Three mighty philanthropic organizations have come together to fund an offshoot of the civic innovation group What Works Cities, and this offshoot is aimed at helping address economic mobility in communities throughout the nation.
The three philanthropic groups involved are among the most recognized in the country — Bloomberg Philanthropies, the Bill & Melinda Gates Foundation and the Ballmer Group. Earlier this month, the trio announced they would be giving a total of $12 million in the service of analyzing economic mobility throughout America’s communities, as well as ultimately building new ways to help residents bolster their economic prospects.

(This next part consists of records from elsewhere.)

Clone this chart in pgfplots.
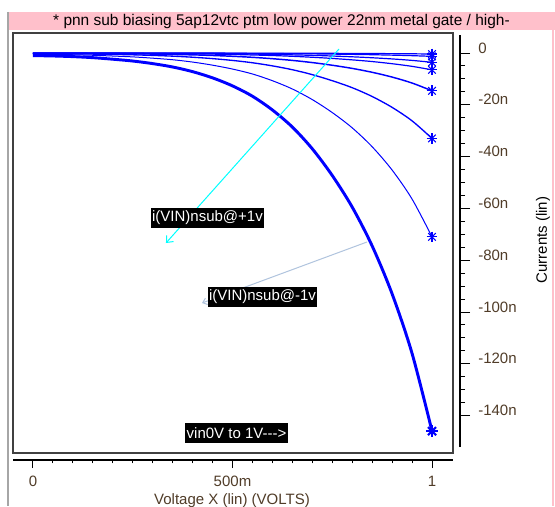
\documentclass[border=0pt]{standalone}
\usepackage{fontspec}
\setmainfont{Liberation Sans}
\usepackage{pgfplots}
\pgfplotsset{compat=1.18}
\usetikzlibrary{arrows.meta}
\definecolor{pinkbar}{RGB}{255,192,203}
\definecolor{lblcol}{RGB}{80,60,40}
\definecolor{steel}{RGB}{176,196,222}
\definecolor{cyanline}{RGB}{0,255,255}
\definecolor{pblue}{RGB}{0,0,255}
\newcommand{\fs}{\fontsize{11.25}{13}\selectfont}
\begin{document}
\begin{tikzpicture}
\clip (0,0) rectangle (416.25pt,-379.5pt);
\fill[white] (0,0) rectangle (416.25pt,-379.5pt);
\fill[pinkbar] (6pt,-9pt) rectangle (416.25pt,-22.5pt);
\draw[black!35, line width=1.5pt] (6.2pt,-9pt) -- (6.2pt,-379.5pt);
\draw[pinkbar, line width=1.5pt] (415pt,-22.5pt) -- (415pt,-379.5pt);
\node[anchor=base, inner sep=0pt] at (211.1pt,-19.5pt) {\fontsize{11.6}{13}\selectfont * pnn sub biasing 5ap12vtc ptm low power 22nm metal gate / high-};

% main plot box
\begin{axis}[at={(9.75pt,-339.75pt)}, anchor=south west, scale only axis,
  width=330pt, height=315pt,
  xmin=-0.0501, xmax=1.0526, ymin=-154.44, ymax=7.72,
  ticks=none, axis line style={draw=black!75, line width=1.2pt}]
\addplot[pblue, line width=0.9pt, smooth, tension=0.5] coordinates {(0,0)(0.2,-0.01)(0.4,-0.03)(0.6,-0.06)(0.7,-0.1)(0.8,-0.16)(0.9,-0.25)(0.95,-0.31)(1,-0.4)};
\addplot[pblue, line width=0.9pt, smooth, tension=0.5] coordinates {(0,-0.05)(0.2,-0.06)(0.4,-0.08)(0.5,-0.11)(0.6,-0.2)(0.7,-0.33)(0.8,-0.53)(0.85,-0.66)(0.9,-0.83)(0.95,-1.03)(1,-1.3)};
\addplot[pblue, line width=0.9pt, smooth, tension=0.5] coordinates {(0,-0.1)(0.2,-0.12)(0.4,-0.18)(0.5,-0.31)(0.6,-0.54)(0.7,-0.91)(0.75,-1.17)(0.8,-1.47)(0.85,-1.84)(0.9,-2.29)(0.95,-2.86)(1,-3.6)};
\addplot[pblue, line width=0.9pt, smooth, tension=0.5] coordinates {(0,-0.1)(0.2,-0.13)(0.3,-0.2)(0.4,-0.32)(0.5,-0.57)(0.6,-0.98)(0.65,-1.28)(0.7,-1.65)(0.75,-2.1)(0.8,-2.65)(0.85,-3.3)(0.9,-4.14)(0.95,-5.16)(1,-6.5)};
\addplot[pblue, line width=1.1pt, smooth, tension=0.5] coordinates {(0,-0.15)(0.1,-0.17)(0.2,-0.24)(0.3,-0.41)(0.4,-0.72)(0.45,-0.96)(0.5,-1.27)(0.55,-1.67)(0.6,-2.2)(0.65,-2.86)(0.7,-3.7)(0.75,-4.73)(0.8,-5.95)(0.85,-7.45)(0.9,-9.3)(0.95,-11.6)(1,-14.6)};
\addplot[pblue, line width=1.0pt, smooth, tension=0.5] coordinates {(0,-0.3)(0.05,-0.31)(0.1,-0.35)(0.15,-0.42)(0.2,-0.54)(0.25,-0.7)(0.3,-0.93)(0.35,-1.22)(0.4,-1.63)(0.45,-2.17)(0.5,-2.87)(0.55,-3.77)(0.6,-4.97)(0.65,-6.46)(0.7,-8.36)(0.75,-10.7)(0.8,-13.4)(0.85,-16.8)(0.9,-21.0)(0.95,-26.2)(1,-33.0)};
\addplot[pblue, line width=0.75pt, smooth, tension=0.5] coordinates {(0,-0.5)(0.05,-0.56)(0.1,-0.68)(0.15,-0.88)(0.2,-1.17)(0.25,-1.5)(0.3,-2.0)(0.35,-2.6)(0.4,-3.5)(0.45,-4.7)(0.5,-6.2)(0.55,-8.1)(0.6,-10.7)(0.65,-13.9)(0.7,-18.0)(0.75,-23.0)(0.8,-28.9)(0.85,-36.2)(0.9,-45.2)(0.95,-56.4)(1,-71.0)};
\addplot[pblue, line width=2.2pt, smooth, tension=0.5] coordinates {(0,-1.0)(0.05,-1.15)(0.1,-1.4)(0.15,-1.8)(0.2,-2.4)(0.25,-3.1)(0.3,-4.1)(0.35,-5.4)(0.4,-7.2)(0.45,-9.6)(0.5,-12.7)(0.55,-16.7)(0.6,-22.0)(0.65,-28.6)(0.7,-37.0)(0.75,-47.3)(0.8,-59.5)(0.85,-74.5)(0.9,-93.0)(0.95,-116.0)(1,-146.0)};
% end-point stars
\addplot[pblue, only marks, mark=+, mark size=4pt, line width=0.8pt] coordinates {(1,-0.4)(1,-1.3)(1,-3.6)(1,-6.5)(1,-14.6)(1,-33.0)(1,-71.0)};
\addplot[pblue, only marks, mark=x, mark size=4pt, line width=0.8pt] coordinates {(1,-0.4)(1,-1.3)(1,-3.6)(1,-6.5)(1,-14.6)(1,-33.0)(1,-71.0)};
\addplot[pblue, only marks, mark=+, mark size=4.3pt, line width=1.6pt] coordinates {(1,-146.0)};
\addplot[pblue, only marks, mark=x, mark size=4.3pt, line width=1.6pt] coordinates {(1,-146.0)};
% annotations
\draw[cyanline, line width=0.75pt, -{Straight Barb[length=4pt,width=7pt]}] (axis cs:0.7669,1.544) -- (axis cs:0.3333,-73.36);
\draw[steel, line width=0.75pt, -{Straight Barb[length=3pt,width=5pt]}] (axis cs:0.8371,-72.97) -- (axis cs:0.4236,-96.53);
\node[fill=black, text=white, inner xsep=1pt, inner ysep=0pt, minimum height=15pt, font=\fs] at (axis cs:0.4373,-63.71) {i(VIN)nsub@+1v};
\node[fill=black, text=white, inner xsep=1pt, inner ysep=0pt, minimum height=15pt, font=\fs] at (axis cs:0.5752,-94.02) {i(VIN)nsub@-1v};
\node[fill=black, text=white, inner xsep=1pt, inner ysep=0pt, minimum height=15pt, font=\fs] at (axis cs:0.5100,-146.7) {vin0V to 1V-{}-{}-{}>};
\end{axis}

% right y axis
\begin{axis}[at={(345pt,-335.25pt)}, anchor=south east, scale only axis,
  width=10pt, height=309pt, xmin=0, xmax=1, ymin=-152.12, ymax=6.95,
  axis y line*=right, axis x line=none,
  axis line style={black, line width=1.1pt},
  tick align=outside, major tick length=7.5pt, minor tick length=3.75pt,
  tick style={black, line width=0.75pt},
  ytick={-140,-120,-100,-80,-60,-40,-20,0},
  yticklabels={-140n,-120n,-100n,-80n,-60n,-40n,-20n,0},
  minor y tick num=3,
  yticklabel style={anchor=base west, font=\fs, text=lblcol, inner sep=0pt, xshift=6pt}]
\addplot[draw=none] coordinates {(0,0)};
\end{axis}

% bottom x axis
\begin{axis}[at={(9.75pt,-345pt)}, anchor=south west, scale only axis,
  width=330pt, height=5pt, xmin=-0.0501, xmax=1.0526, ymin=0, ymax=1,
  axis x line*=bottom, axis y line=none,
  axis line style={black, line width=1.1pt},
  tick align=outside, major tick length=6pt, minor tick length=2.6pt,
  tick style={black, line width=0.75pt},
  xtick={0,0.5,1}, xticklabels={0,500m,1}, minor x tick num=9,
  xticklabel style={anchor=base, font=\fs, text=lblcol, inner sep=0pt, yshift=-14pt}]
\addplot[draw=none] coordinates {(0,0.5)};
\end{axis}

\node[anchor=base, inner sep=0pt, text=lblcol] at (174pt,-378pt) {\fs Voltage X (lin) (VOLTS)};
\node[rotate=90, anchor=center, inner sep=0pt] at (407.25pt,-180pt) {\fs Currents (lin)};
\end{tikzpicture}
\end{document}
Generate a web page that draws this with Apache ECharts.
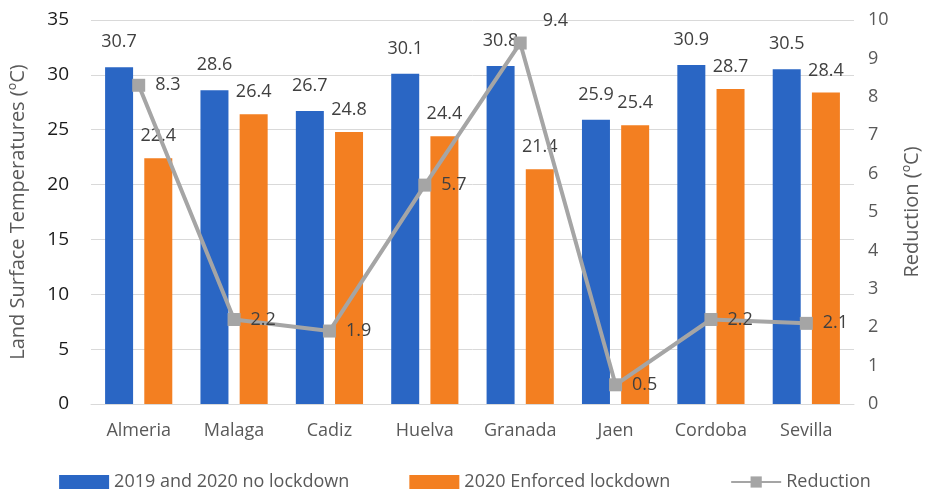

An announcement for the effort said that it “will work to identify barriers to economic mobility, understand the impact of potential interventions, and share what works.”
This is notable for civic technologists as well as those who work for local and state government for a few reasons. In recent years, fostering better economic mobility among citizens has become a bedrock issue for those working to make a difference, one that if solved has a positive impact for an array of other challenges including access to technology, digital skills training, health, housing and education.
“Today, economic mobility is top-of-mind for city leaders around the country,” said Patti Harris, CEO of Bloomberg Philanthropies, in the announcement posting. “Through this new partnership, we will follow the data to help communities develop approaches that have the potential to increase opportunity and improve residents’ lives.”
A group of 10 cities in America will work with What Works Cities, which is a long-tenured Bloomberg Philanthropies campaign aimed at helping cities overcome obstacles with the use of data-driven governance. This work will see those cities working to now engage their communities with the use of data-driven governance to measure economic mobility challenges, as well as to subsequently develop, prototype and spread solutions.
The new effort is being billed by organizers as an offshoot of What Works Cities.